Harvey-Bolia said she recalled attending the Young Americans for Liberty conference in 2022 and properly reporting the expenses the organization covered.

“Everybody filled out their paperwork and to the best of my knowledge, I filled it out,” she said. “It was submitted.”

She said the event was valuable.

“They arranged the airfare. I did not pay for anything, but I did not receive any money. I received the meals and the accommodations, and the flight. And everybody claimed the same thing,” she said. “I found it valuable [to learn about] model legislation that’s being proposed in other states or even passed in other states, and also just speaking to other Republicans or liberty-minded state reps from other states.”

Johnson and Post did not respond to multiple requests for comment. When reached Friday morning, Daniels hung up the phone.

Conferences used for model legislation

National conservative policy priorities presented at conferences find their way into state legislation across the country, according to Emily Baer, an assistant political science professor at the University of New Hampshire.

Conference organizers provide model legislation ready for lawmakers to introduce when they get back to their home states, which may or may not have the kind of problems the legislation is aimed at solving, Baer noted.

For organizers and elected officials, “model legislation is an incredibly effective way to act on your mutually held policy goals,” she said. “On their own, legislators are not provided with a lot of resources to research and write legislation.”

In a 2021 news release, Young Americans for Liberty took credit for a right-to-work law that passed the N.H. Senate, and, in an undated post on its website, advocated for school choice in New Hampshire. A 2022 commentary in N.H. Journal by Daniel Stuart, the Hazlitt action director for the organization, states that “YAL believes that we can continue to enact tax cuts, limit regulation even further, expand Education Freedom Accounts, and ... finally pass right to work in New Hampshire.”

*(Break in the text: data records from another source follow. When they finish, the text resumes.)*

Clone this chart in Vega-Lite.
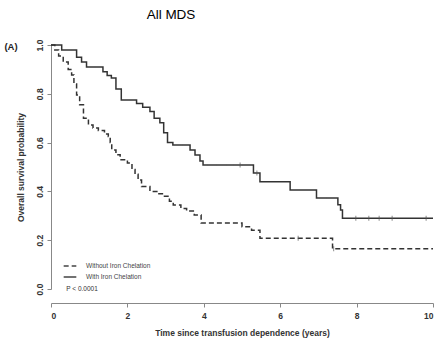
{
  "$schema": "https://vega.github.io/schema/vega-lite/v6.json",
  "width": 382,
  "height": 244,
  "autosize": {"type": "none"},
  "padding": {"left": 51, "top": 45, "right": 5, "bottom": 52},
  "title": {"text": "All MDS", "anchor": "middle", "dx": -71, "offset": 18, "fontSize": 13.5, "fontWeight": "normal", "font": "Liberation Sans", "color": "#000"},
  "config": {
    "view": {"stroke": null},
    "font": "Liberation Sans",
    "axis": {"grid": false, "domainColor": "#888", "tickColor": "#888", "labelColor": "#333", "titleColor": "#333", "labelFont": "Liberation Sans", "titleFont": "Liberation Sans", "labelFontWeight": "bold", "titleFontWeight": "bold", "labelFontSize": 8.5, "titleFontSize": 8.5, "tickSize": 4}
  },
  "datasets": {
    "curves": [
      {"t": 0, "s": 1.0, "g": "With Iron Chelation"},
      {"t": 0.28, "s": 0.98, "g": "With Iron Chelation"},
      {"t": 0.67, "s": 0.95, "g": "With Iron Chelation"},
      {"t": 0.8, "s": 0.93, "g": "With Iron Chelation"},
      {"t": 0.93, "s": 0.91, "g": "With Iron Chelation"},
      {"t": 1.36, "s": 0.89, "g": "With Iron Chelation"},
      {"t": 1.47, "s": 0.875, "g": "With Iron Chelation"},
      {"t": 1.58, "s": 0.865, "g": "With Iron Chelation"},
      {"t": 1.7, "s": 0.82, "g": "With Iron Chelation"},
      {"t": 1.84, "s": 0.775, "g": "With Iron Chelation"},
      {"t": 2.24, "s": 0.76, "g": "With Iron Chelation"},
      {"t": 2.4, "s": 0.745, "g": "With Iron Chelation"},
      {"t": 2.59, "s": 0.727, "g": "With Iron Chelation"},
      {"t": 2.7, "s": 0.7, "g": "With Iron Chelation"},
      {"t": 2.85, "s": 0.681, "g": "With Iron Chelation"},
      {"t": 2.95, "s": 0.64, "g": "With Iron Chelation"},
      {"t": 3.05, "s": 0.6, "g": "With Iron Chelation"},
      {"t": 3.19, "s": 0.59, "g": "With Iron Chelation"},
      {"t": 3.64, "s": 0.57, "g": "With Iron Chelation"},
      {"t": 3.77, "s": 0.549, "g": "With Iron Chelation"},
      {"t": 3.9, "s": 0.525, "g": "With Iron Chelation"},
      {"t": 3.98, "s": 0.508, "g": "With Iron Chelation"},
      {"t": 5.3, "s": 0.475, "g": "With Iron Chelation"},
      {"t": 5.47, "s": 0.44, "g": "With Iron Chelation"},
      {"t": 6.26, "s": 0.406, "g": "With Iron Chelation"},
      {"t": 6.95, "s": 0.373, "g": "With Iron Chelation"},
      {"t": 7.51, "s": 0.345, "g": "With Iron Chelation"},
      {"t": 7.58, "s": 0.324, "g": "With Iron Chelation"},
      {"t": 7.63, "s": 0.29, "g": "With Iron Chelation"},
      {"t": 10, "s": 0.29, "g": "With Iron Chelation"},
      {"t": 0, "s": 1.0, "g": "Without Iron Chelation"},
      {"t": 0.1, "s": 0.98, "g": "Without Iron Chelation"},
      {"t": 0.2, "s": 0.955, "g": "Without Iron Chelation"},
      {"t": 0.32, "s": 0.93, "g": "Without Iron Chelation"},
      {"t": 0.45, "s": 0.9, "g": "Without Iron Chelation"},
      {"t": 0.54, "s": 0.877, "g": "Without Iron Chelation"},
      {"t": 0.6, "s": 0.84, "g": "Without Iron Chelation"},
      {"t": 0.67, "s": 0.795, "g": "Without Iron Chelation"},
      {"t": 0.75, "s": 0.755, "g": "Without Iron Chelation"},
      {"t": 0.85, "s": 0.7, "g": "Without Iron Chelation"},
      {"t": 0.98, "s": 0.672, "g": "Without Iron Chelation"},
      {"t": 1.1, "s": 0.66, "g": "Without Iron Chelation"},
      {"t": 1.24, "s": 0.65, "g": "Without Iron Chelation"},
      {"t": 1.4, "s": 0.635, "g": "Without Iron Chelation"},
      {"t": 1.5, "s": 0.625, "g": "Without Iron Chelation"},
      {"t": 1.55, "s": 0.6, "g": "Without Iron Chelation"},
      {"t": 1.59, "s": 0.57, "g": "Without Iron Chelation"},
      {"t": 1.7, "s": 0.55, "g": "Without Iron Chelation"},
      {"t": 1.81, "s": 0.53, "g": "Without Iron Chelation"},
      {"t": 2.0, "s": 0.516, "g": "Without Iron Chelation"},
      {"t": 2.12, "s": 0.49, "g": "Without Iron Chelation"},
      {"t": 2.2, "s": 0.47, "g": "Without Iron Chelation"},
      {"t": 2.28, "s": 0.447, "g": "Without Iron Chelation"},
      {"t": 2.37, "s": 0.42, "g": "Without Iron Chelation"},
      {"t": 2.59, "s": 0.4, "g": "Without Iron Chelation"},
      {"t": 2.8, "s": 0.39, "g": "Without Iron Chelation"},
      {"t": 2.94, "s": 0.38, "g": "Without Iron Chelation"},
      {"t": 3.1, "s": 0.36, "g": "Without Iron Chelation"},
      {"t": 3.2, "s": 0.344, "g": "Without Iron Chelation"},
      {"t": 3.4, "s": 0.33, "g": "Without Iron Chelation"},
      {"t": 3.55, "s": 0.32, "g": "Without Iron Chelation"},
      {"t": 3.75, "s": 0.303, "g": "Without Iron Chelation"},
      {"t": 3.93, "s": 0.27, "g": "Without Iron Chelation"},
      {"t": 5.0, "s": 0.255, "g": "Without Iron Chelation"},
      {"t": 5.25, "s": 0.241, "g": "Without Iron Chelation"},
      {"t": 5.47, "s": 0.208, "g": "Without Iron Chelation"},
      {"t": 7.37, "s": 0.165, "g": "Without Iron Chelation"},
      {"t": 10, "s": 0.165, "g": "Without Iron Chelation"}
    ],
    "censors": [
      {"t": 4.95, "s": 0.508},
      {"t": 5.39, "s": 0.475},
      {"t": 7.98, "s": 0.29},
      {"t": 8.32, "s": 0.29},
      {"t": 8.59, "s": 0.29},
      {"t": 8.93, "s": 0.29},
      {"t": 9.82, "s": 0.29},
      {"t": 6.47, "s": 0.208},
      {"t": 7.4, "s": 0.165}
    ],
    "pnote": [
      {"t": 0.4, "s": 0.0, "label": "P < 0.0001"}
    ],
    "panel": [
      {"t": -1.22, "s": 0.99, "label": "(A)"}
    ]
  },
  "layer": [
    {
      "data": {"name": "curves"},
      "mark": {"type": "line", "interpolate": "step-after", "strokeWidth": 1.5, "color": "#333"},
      "encoding": {
        "x": {"field": "t", "type": "quantitative", "scale": {"domain": [0, 10], "nice": false},
          "axis": {"values": [0, 2, 4, 6, 8, 10], "offset": 14, "title": "Time since transfusion dependence (years)", "labelPadding": 4, "titlePadding": 9}},
        "y": {"field": "s", "type": "quantitative", "scale": {"domain": [0, 1], "nice": false},
          "axis": {"values": [0, 0.2, 0.4, 0.6, 0.8, 1.0], "format": ".1f", "labelAngle": -90, "labelAlign": "center", "labelBaseline": "bottom", "labelPadding": 3, "title": "Overall survival probability", "titlePadding": 10}},
        "strokeDash": {"field": "g", "type": "nominal",
          "scale": {"domain": ["Without Iron Chelation", "With Iron Chelation"], "range": [[5, 3], [1, 0]]},
          "legend": {"orient": "none", "legendX": 12, "legendY": 214, "title": null, "symbolType": "stroke", "symbolSize": 160, "symbolStrokeWidth": 1.3, "symbolStrokeColor": "#444", "labelFontSize": 6.5, "labelColor": "#444", "labelFont": "Liberation Sans", "labelOffset": 9, "rowPadding": 0, "symbolOffset": 0}}
      }
    },
    {
      "data": {"name": "censors"},
      "mark": {"type": "tick", "orient": "vertical", "size": 5, "thickness": 1, "color": "#555"},
      "encoding": {
        "x": {"field": "t", "type": "quantitative"},
        "y": {"field": "s", "type": "quantitative"}
      }
    },
    {
      "data": {"name": "pnote"},
      "mark": {"type": "text", "align": "left", "baseline": "middle", "color": "#333", "font": "Liberation Sans", "fontSize": 6.5},
      "encoding": {
        "x": {"field": "t", "type": "quantitative"},
        "y": {"field": "s", "type": "quantitative"},
        "text": {"field": "label"}
      }
    },
    {
      "data": {"name": "panel"},
      "mark": {"type": "text", "align": "left", "baseline": "middle", "color": "#222", "font": "Liberation Sans", "fontSize": 9.5, "fontWeight": "bold"},
      "encoding": {
        "x": {"field": "t", "type": "quantitative"},
        "y": {"field": "s", "type": "quantitative"},
        "text": {"field": "label"}
      }
    }
  ]
}
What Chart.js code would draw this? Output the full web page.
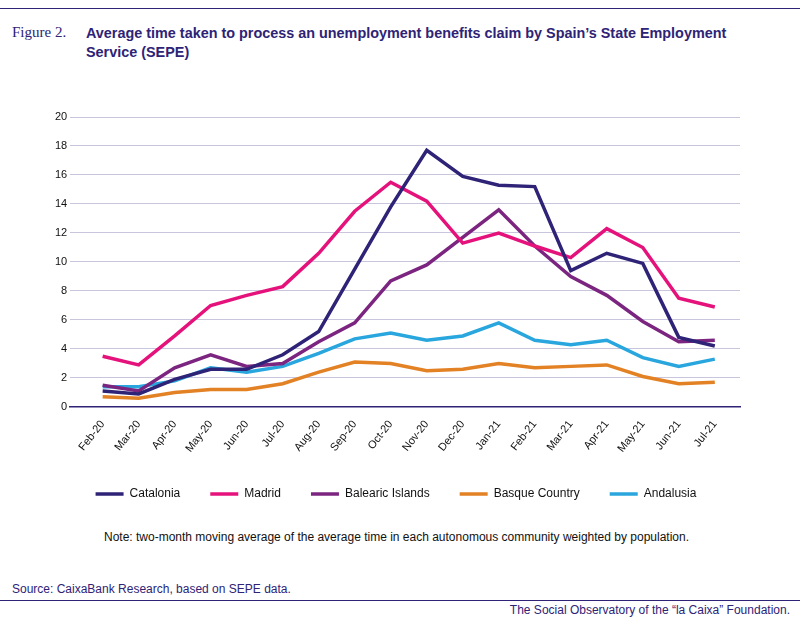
<!DOCTYPE html>
<html>
<head>
<meta charset="utf-8">
<script src="https://cdn.jsdelivr.net/npm/chart.js@4/dist/chart.umd.min.js"></script>
<style>
  body { margin: 0; width: 800px; height: 626px; background: #fff; font-family: "Liberation Sans", Arial, sans-serif; position: relative; overflow: hidden; }
  .rule { position: absolute; left: 0; width: 800px; border-top: 1.5px solid #2e2376; }
  #fig { position: absolute; left: 12px; top: 24px; font-family: "Liberation Serif", serif; font-size: 15px; color: #2e2376; }
  #title { position: absolute; left: 86px; top: 24px; width: 680px; font-size: 14.4px; font-weight: bold; color: #2e2376; line-height: 19px; }
  #wrap { position: absolute; left: 0; top: 100px; width: 760px; height: 410px; }
  #note { position: absolute; left: 104px; top: 530px; font-size: 12px; color: #111; }
  #source { position: absolute; left: 12px; top: 582px; font-size: 12px; color: #2e2376; }
  #footer { position: absolute; right: 10px; top: 603px; font-size: 12px; color: #2e2376; }
</style>
</head>
<body>
<div class="rule" style="top:8px"></div>
<div id="fig">Figure 2.</div>
<div id="title">Average time taken to process an unemployment benefits claim by Spain’s State Employment Service (SEPE)</div>
<div id="wrap"><canvas id="chart"></canvas></div>
<div id="note">Note: two-month moving average of the average time in each autonomous community weighted by population.</div>
<div id="source">Source: CaixaBank Research, based on SEPE data.</div>
<div class="rule" style="top:600px"></div>
<div id="footer">The Social Observatory of the “la Caixa” Foundation.</div>
<script>
const months = ['Feb-20', 'Mar-20', 'Apr-20', 'May-20', 'Jun-20', 'Jul-20', 'Aug-20', 'Sep-20', 'Oct-20', 'Nov-20', 'Dec-20', 'Jan-21', 'Feb-21', 'Mar-21', 'Apr-21', 'May-21', 'Jun-21', 'Jul-21'];
const catalonia = [1.1, 0.9, 1.9, 2.6, 2.6, 3.6, 5.2, 9.5, 13.8, 17.7, 15.9, 15.3, 15.2, 9.4, 10.6, 9.9, 4.8, 4.2];
const madrid = [3.5, 2.9, 4.9, 7.0, 7.7, 8.3, 10.6, 13.5, 15.5, 14.2, 11.3, 12.0, 11.1, 10.3, 12.3, 11.0, 7.5, 6.9];
const balearic = [1.5, 1.1, 2.7, 3.6, 2.8, 3.0, 4.5, 5.8, 8.7, 9.8, 11.7, 13.6, 11.1, 9.0, 7.7, 5.9, 4.5, 4.6];
const basque = [0.7, 0.6, 1.0, 1.2, 1.2, 1.6, 2.4, 3.1, 3.0, 2.5, 2.6, 3.0, 2.7, 2.8, 2.9, 2.1, 1.6, 1.7];
const andalusia = [1.4, 1.4, 1.8, 2.7, 2.4, 2.8, 3.7, 4.7, 5.1, 4.6, 4.9, 5.8, 4.6, 4.3, 4.6, 3.4, 2.8, 3.3];

function series(label, values, color) {
    return {
        label,
        data: values.map((v, i) => ({ x: i, y: v })),
        borderColor: color,
        backgroundColor: color,
        borderWidth: 3.5,
        pointRadius: 0,
        tension: 0,
    };
}

new Chart(document.getElementById('chart'), {
    type: 'line',
    data: {
        datasets: [
            series('Catalonia', catalonia, '#2e2376'),
            series('Madrid', madrid, '#e6127c'),
            series('Balearic Islands', balearic, '#7c2580'),
            series('Basque Country', basque, '#e38125'),
            series('Andalusia', andalusia, '#28a6dd'),
        ],
    },
    options: {
        responsive: true,
        maintainAspectRatio: false,
        animation: false,
        layout: { padding: { left: 52, right: 20, top: 17, bottom: 0 } },
        plugins: {
            legend: {
                position: 'bottom',
                labels: { usePointStyle: true, pointStyle: 'line', pointStyleWidth: 28, color: '#111', font: { size: 12 }, padding: 30, boxHeight: 4 },
            },
            tooltip: { enabled: false },
        },
        scales: {
            x: {
                type: 'linear',
                min: -0.9,
                max: 17.7,
                afterBuildTicks: (axis) => { axis.ticks = months.map((m, i) => ({ value: i })); },
                grid: { display: false },
                border: { color: '#2e2376', width: 1.5 },
                ticks: {
                    color: '#111',
                    font: { size: 11 },
                    maxRotation: 52,
                    minRotation: 52,
                    autoSkip: false,
                    callback: (v) => months[v],
                },
            },
            y: {
                min: 0,
                max: 20,
                ticks: { stepSize: 2, color: '#111', font: { size: 11 } },
                grid: { color: '#c9c5dd', drawTicks: false },
                border: { display: false },
            },
        },
    },
});
</script>
</body>
</html>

At the 2022 conference, Rep. Layon is briefly featured in a YouTube video posted by the organization discussing New Hampshire’s Education Freedom Accounts, also known as school vouchers.

A bill passed by the N.H. Legislature in 2021 created the Education Freedom Accounts program, which provides state money to parents to defray some of the costs of sending their children to private, religious and home schools.

Supporters say this provides important educational opportunities for children, while opponents say it siphons money from public schools.

“I ended up on the education committee, and we actually were getting through school choice,” Layon said in the video, “getting education savings accounts approved.”

Baer, the assistant political science professor at UNH, said national conservative organizations have proven adept at driving issues in a number of states.

“The emphasis on model legislation has for the most part been more of a conservative strategy across the board,” Baer said. “Republicans have had more of a focus on state legislatures, and Democrats have been playing catch-up.”